Nos dias de hoje, usufruir de Wi-Fi grátis em cafés, bares, restaurantes e outros estabelecimentos tornou-se tão habitual quanto pedir um café. No entanto, para o proprietário do café 3 Little Piggies, em Cork, Irlanda, oferecer este serviço aparentemente inofensivo transformou-se num pesadelo. A sua operadora de internet acusou-o de facilitar a pirataria de música e até o ameaçou com um possível corte de ligação. O que se seguiu foi algo raro: um pedido de desculpas da operadora, mas os detalhes desta história merecem ser analisados com atenção.
A Polémica dos Esquemas de “Três Avisos” Contra a Pirataria
Conhecidos como “três avisos” ou esquemas de resposta graduada, estes programas eram vistos como uma solução revolucionária para combater o uso do BitTorrent e outras redes P2P na partilha ilegal de conteúdos protegidos por direitos de autor.
Funciona assim: os detentores de direitos monitorizam os downloads ilegais e identificam os IPs envolvidos. Essas informações são enviadas às operadoras de internet, que cruzam os dados com os registos dos seus clientes e enviam notificações. O primeiro aviso é uma advertência leve. O segundo, um alerta mais sério. Já o terceiro pode resultar na suspensão ou cancelamento do serviço.
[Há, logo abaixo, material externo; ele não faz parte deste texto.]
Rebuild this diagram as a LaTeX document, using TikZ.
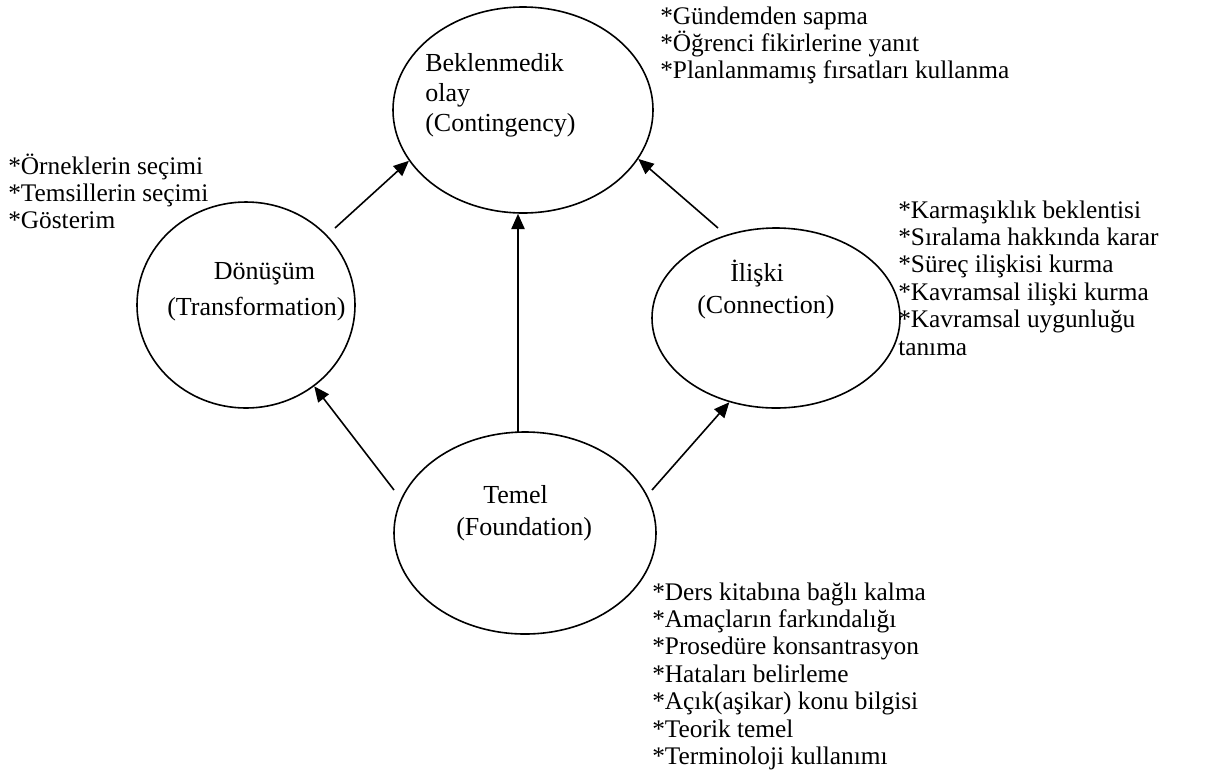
\documentclass[tikz,border=0pt]{standalone}
\usepackage{fontspec}
\setmainfont{Liberation Serif}
\usetikzlibrary{shapes.geometric,arrows.meta}
\newcommand{\stack}[1]{\vtop{\halign{##\hfil\cr#1\crcr}}}
\begin{document}
\begin{tikzpicture}[x=0.75pt,y=-0.75pt,
  ell/.style={draw, ellipse, line width=1.2pt, inner sep=0pt},
  arr/.style={line width=1.2pt, -{Triangle[length=11.5pt,width=10pt]}},
  lst/.style={inner sep=0pt, anchor=base west, font=\fontsize{19}{20.6}\selectfont},
  lbl/.style={inner sep=0pt, anchor=base west, font=\fontsize{19.5}{24}\selectfont}]
\useasboundingbox (0,0) rectangle (1205,769);
% ellipses
\node[ell, minimum width=195pt, minimum height=154.5pt] (cont) at (523,110) {};
\node[ell, minimum width=163.5pt, minimum height=154.5pt] (trans) at (246,305) {};
\node[ell, minimum width=186pt, minimum height=135pt] (conn) at (776,318) {};
\node[ell, minimum width=196.5pt, minimum height=151.5pt] (found) at (525,533) {};
% labels inside ellipses
\node[lbl, font=\fontsize{19.5}{22.5}\selectfont] (contl) at (425,71) {\stack{Beklenmedik\cr olay\cr (Contingency)}};
\node[lbl, font=\fontsize{19.5}{27}\selectfont] (transl) at (167,279) {\stack{\hspace{35pt}Dönüşüm\cr (Transformation)}};
\node[lbl] (connl) at (697,281) {\stack{\hspace{24.75pt}İlişki\cr (Connection)}};
\node[lbl] (foundl) at (456,503) {\stack{\hspace{20.25pt}Temel\cr (Foundation)}};
% lists
\node[lst] (contx) at (660,24) {\stack{*Gündemden sapma\cr *Öğrenci fikirlerine yanıt\cr *Planlanmamış fırsatları kullanma}};
\node[lst] (transx) at (8,174) {\stack{*Örneklerin seçimi\cr *Temsillerin seçimi\cr *Gösterim}};
\node[lst] (connx) at (898,218) {\stack{*Karmaşıklık beklentisi\cr *Sıralama hakkında karar\cr *Süreç ilişkisi kurma\cr *Kavramsal ilişki kurma\cr *Kavramsal uygunluğu\cr tanıma}};
\node[lst] (foundx) at (652,600) {\stack{*Ders kitabına bağlı kalma\cr *Amaçların farkındalığı\cr *Prosedüre konsantrasyon\cr *Hataları belirleme\cr *Açık(aşikar) konu bilgisi\cr *Teorik temel\cr *Terminoloji kullanımı}};
% arrow start points (free ends)
\coordinate (s1) at (394,490);
\coordinate (s2) at (518,433);
\coordinate (s3) at (652,490);
\coordinate (s4) at (335,228);
\coordinate (s5) at (718,228);
% arrows
\draw[arr] (s1) -- (trans.-50);
\draw[arr] (s2) -- (s2 |- cont.south);
\draw[arr] (s3) -- (conn.-119);
\draw[arr] (s4) -- (cont.-156.4);
\draw[arr] (s5) -- (cont.-23.7);
\end{tikzpicture}
\end{document}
Eircom: Da Resistência à Cooperação com os Gigantes da Música
Em 2009, após uma batalha judicial contra a Irish Recorded Music Association (IRMA) – que representa nomes de peso como EMI, Sony, Universal e Warner – a Eircom (atualmente Eir) concordou em implementar um programa de “três avisos”. Contudo, ao longo dos anos, a relevância deste tipo de programa foi sendo questionada. Afinal, a pirataria migrou para plataformas como o YouTube e o Spotify gratuito, reduzindo drasticamente o uso de BitTorrent.
Mesmo assim, o caso do 3 Little Piggies prova que este esquema continua ativo – embora, ao que tudo indica, com falhas preocupantes.
A Acusação de Pirataria Contra o 3 Little Piggies
O proprietário do café, Paul Walsh, foi surpreendido ao receber uma carta da Eir com uma acusação de pirataria digital, informando-o de que esta seria a primeira infração registada no seu serviço de internet.
“Eu nunca tinha visto algo assim. É preocupante que me responsabilizem por algo que nem sequer fiz”, afirmou Walsh em entrevista ao CorkBeo.
A carta alertava para a possibilidade de desligamento do serviço em caso de reincidência, colocando a responsabilidade diretamente sobre o cliente que paga a conta – independentemente de ser um utilizador comercial que oferece Wi-Fi gratuito aos clientes.
“E se alguém usar o Wi-Fi para algo ilegal? Isso abre um precedente perigoso. Como é que eu posso ser responsabilizado pelo que terceiros fazem?”, questionou Walsh.
Pedido de Desculpas da Eir: Um Raro Reconhecimento de Erro
Num volte-face inesperado, a Eir pediu desculpa, admitindo que a carta de aviso foi enviada por engano. Segundo a operadora, o programa de “três avisos” aplica-se apenas a clientes residenciais e não a contas comerciais como a de Walsh. Assim, o aviso foi invalidado e a ameaça de desconexão eliminada.
Apesar de tudo, o caso levanta uma questão intrigante: quem realmente fez o download? A falta de provas concretas na notificação abre espaço para dúvidas.
Falta de Evidências? Notificações com Lacunas
Documentos vazados em 2009 detalham os requisitos mínimos que as notificações de pirataria deveriam cumprir. No entanto, a carta enviada ao 3 Little Piggies não cumpre vários desses critérios. Por exemplo:
- Horário da investigação: A carta menciona que a “investigação” começou e terminou à mesma hora, o que é no mínimo suspeito.
- Falta de hashes de conteúdos protegidos: Não foram incluídos os códigos únicos que comprovam que os direitos pertencem aos reclamantes.
Sem esses detalhes, os visados ficam sem argumentos para contestar as acusações. A falha é preocupante, sobretudo para utilizadores residenciais que partilham as suas ligações com terceiros e que, muitas vezes, acabam responsabilizados injustamente.
Um Erro Que Expõe as Fragilidades do Sistema
Embora a indústria da música insista na fiabilidade destes sistemas, o caso do 3 Little Piggies expõe claramente que erros podem acontecer. Afinal, neste caso, a notificação nem sequer deveria ter sido enviada.
Se este esquema continua ativo 15 anos depois, não será hora de revisitar o seu funcionamento? Ou estaremos perante uma política que já perdeu a sua relevância, mas que continua a gerar dores de cabeça para utilizadores inocentes?